High Speed Steels (also known as HSS) are high-performance special steels offering high hardness at temperatures up to 500C and high wear resistance, thanks to alloying elements. As such High speed steel does not lose its temper (hardness) with higher temperatures permitting it to cut faster than high carbon steel, thus the name. High speed steel at room temperature typically displays high hardness (above rockwell hardness 60) and abrasion resistance compared to carbon, and other kinds of steel. High speed steel taps and dies can be used in a T-handle or machine.

How To: Taps Troubleshooting

Sometimes problems can occur when tapping holes. These are often caused by the tapping machine (if using one), tap holding devices, and the condition of the hole to be tapped. If using a tapping machine be sure to check for spindle, fixture, and work alignment for slipping belts, wear, and power. If using a tap holding device check to see if the correct type is used for wear and alignment with the hole. The hole itself should be checked for diameter and trueness in round and axis to assure correct correct percentage of thread engagement. Lastly, be sure there is sufficient chip room at the bottom of the hole for blind holes. Below are types of trouble and their causes that can be encountered when tapping holes.

Tapping Trouble

Typical Causes

Tap Breakage
  1. Wrong Type of Tap.
  2. Dull Tap
  3. Tap is Incorrectly Ground
  4. Tap Drill is too small
  5. Drilled hole is too shallow
  6. Misalignment of tap and hole
  7. Wrong Machine
  8. Incorrect fixture or holding device
  9. Work Hardened Material
  10. Lack of lubricant, or use of wrong type
Tap Failure on Reversal
  1. Tap Cutting too tightly. Cutting face angle should be increased
  2. Tap Galling. Face angle on back of land should be increased
  3. Chips wedged between the flutes (See below)
Chips Clogging Flutes
  1. Wrong Type of Tap
  2. Insufficient chamfer
  3. Incorrect cutting face angle
  4. Rough Flutes
  5. Flutes improperly reground
Stripped or Chipped Tap Threads
  1. Misalignment
  2. Careless handling
  3. Dull Tap
  4. Tap too hard
  5. Wrong application of surface treated taps
  6. Improper sharpening of tap
Torn Threads in Tap Part
  1. Incorrect cutting face angle (usually too small)
  2. Tap drill too small
  3. Chips clogging flutes
  4. Broken threads on taps
  5. Improper resharpening of tap
  6. Lack of lubricant, or use of wrong type
Tap Sticking or Binding
  1. The Tap Drill is too small
  2. Tap lands too wide
  3. Incorrect cutting face angle
  4. Lack of lubricant, or use of wrong type
  5. Surface treatment (lubricant) required
Excessive Tap Wear
  1. Material is abrasive, or inclusions present. Surface treated tap required
  2. Misalignment
Cutting Face Breakdown
  1. Incorrect cutting face angle
  2. Surface treatment required
Overheating of Tap
  1. Excessive land width
  2. Lack of lubricant, or use of wrong type
  3. Dull Tap
  4. Excessive flank contact, pitch diameter relief required
  5. Excessive tapping speeds
Poor Finish on Thread in Tapped Part
  1. Pitch diameter relief required
  2. Incorrect cutting face angle, usually too small
  3. Tap drill too small
  4. Insufficient number of chamfered threads
  5. Dull Tap
  6. Lack of lubricant, or use of wrong type
Excessive Frictional Drag and Power Requirement
  1. Pitch diameter relief required
  2. Point size on tap too small
  3. Dull tap
  4. Incorrect cutting face angle
  5. Incorrect tapping speed
  6. Lack of lubricant, or use of wrong type
  7. Incorrect or inadequate equipment
  8. Misalignment

General Suggestions

To avoid some of these tap related issues we have a few suggestions to try:

  • If the holes are undersize or oversize check against the setup instructions. Check the tap for correct pitch diameter limit for the desired class of thread, and the drill for correct size.

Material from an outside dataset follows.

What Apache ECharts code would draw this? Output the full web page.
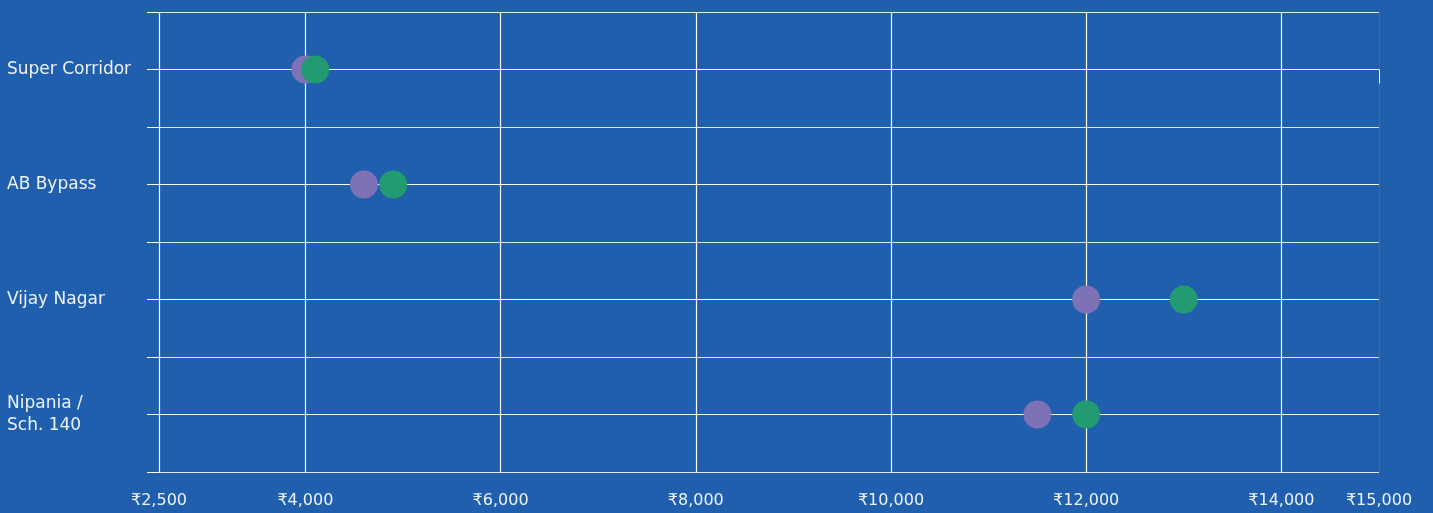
<!DOCTYPE html>
<html>
<head>
<meta charset="utf-8">
<script src="https://cdn.jsdelivr.net/npm/echarts@6/dist/echarts.min.js"></script>
<style>
  html, body { margin: 0; padding: 0; background: #1f5fae; }
  #chart { width: 1433px; height: 513px; }
</style>
</head>
<body>
<div id="chart"></div>
<script>
// Localities, top to bottom
const localities = ['Super Corridor', 'AB Bypass', 'Vijay Nagar', 'Nipania /\nSch. 140'];
// Rate per sq ft (₹), two readings per locality
const seriesLow  = [4000, 4600, 12000, 11500];
const seriesHigh = [4100, 4900, 13000, 12000];
const xMin = 2500;
const xMax = 15000;

const fontFamily = '"DejaVu Sans", "Open Sans", sans-serif';
const textColor = '#eef2f9';

function toPoints(values) {
  return values.map((v, i) => [v, i]);
}

const chart = echarts.init(document.getElementById('chart'));
chart.setOption({
  backgroundColor: '#1f5fae',
  animation: false,
  grid: { left: 159, right: 54, top: 12, bottom: 41 },
  xAxis: {
    type: 'value',
    min: xMin,
    max: xMax,
    splitNumber: 6,
    axisLine: { show: false },
    axisTick: { show: true, length: 14, lineStyle: { color: '#ffffff', width: 1 } },
    splitLine: {
      show: true,
      lineStyle: { color: ['#ffffff', '#ffffff', '#ffffff', '#ffffff', '#ffffff', '#ffffff', '#ffffff', '#5f636b'], width: 1.2 }
    },
    axisLabel: {
      color: textColor,
      fontFamily: fontFamily,
      fontSize: 16,
      fontWeight: 'normal',
      margin: 21,
      showMinLabel: true,
      showMaxLabel: true,
      hideOverlap: false,
      formatter: v => '₹' + v.toLocaleString('en-US')
    }
  },
  yAxis: {
    type: 'value',
    min: -0.5,
    max: 3.5,
    interval: 0.5,
    inverse: true,
    axisLine: { show: false },
    axisTick: { show: true, length: 12, lineStyle: { color: '#ffffff', width: 1 } },
    splitLine: { show: true, lineStyle: { color: ['#dfe7f3', '#ffffff'], width: 1 } },
    axisLabel: {
      color: textColor,
      fontFamily: fontFamily,
      fontSize: 17,
      fontWeight: 'normal',
      align: 'left',
      margin: 152,
      lineHeight: 22,
      formatter: v => Number.isInteger(v) ? localities[v] : ''
    }
  },
  series: [
    {
      type: 'scatter',
      data: toPoints(seriesLow),
      symbolSize: 28,
      itemStyle: { color: '#7d72b5', opacity: 1 },
      z: 2
    },
    {
      type: 'scatter',
      data: toPoints(seriesHigh),
      symbolSize: 28,
      itemStyle: { color: '#239b72', opacity: 1 },
      z: 3
    }
  ]
});
</script>
</body>
</html>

  • If the tap is producing rough thread it generally means that the tap is pushing or tearing the metal instead of cutting it. The tap may be dull, have galled threads, or may be running at too slow a speed. If none of these, increase the hook angle of the cutting face.

  • If the tap is loading (metal clinging to the tap) or galling, check the lubrication. Here, too, the tap may be dull, or it may be producing too high a percentage of thread. Shift to a surface-treated tap.

  • If tap breakage is encountered the tap may be cutting too high a percentage of thread, be insufficiently lubricated, or have too little clearance for chips at the bottom of the blind hole. If none of these cnditions exist, increase the speed, except in hard or tough materials. In these materials, lower the speed.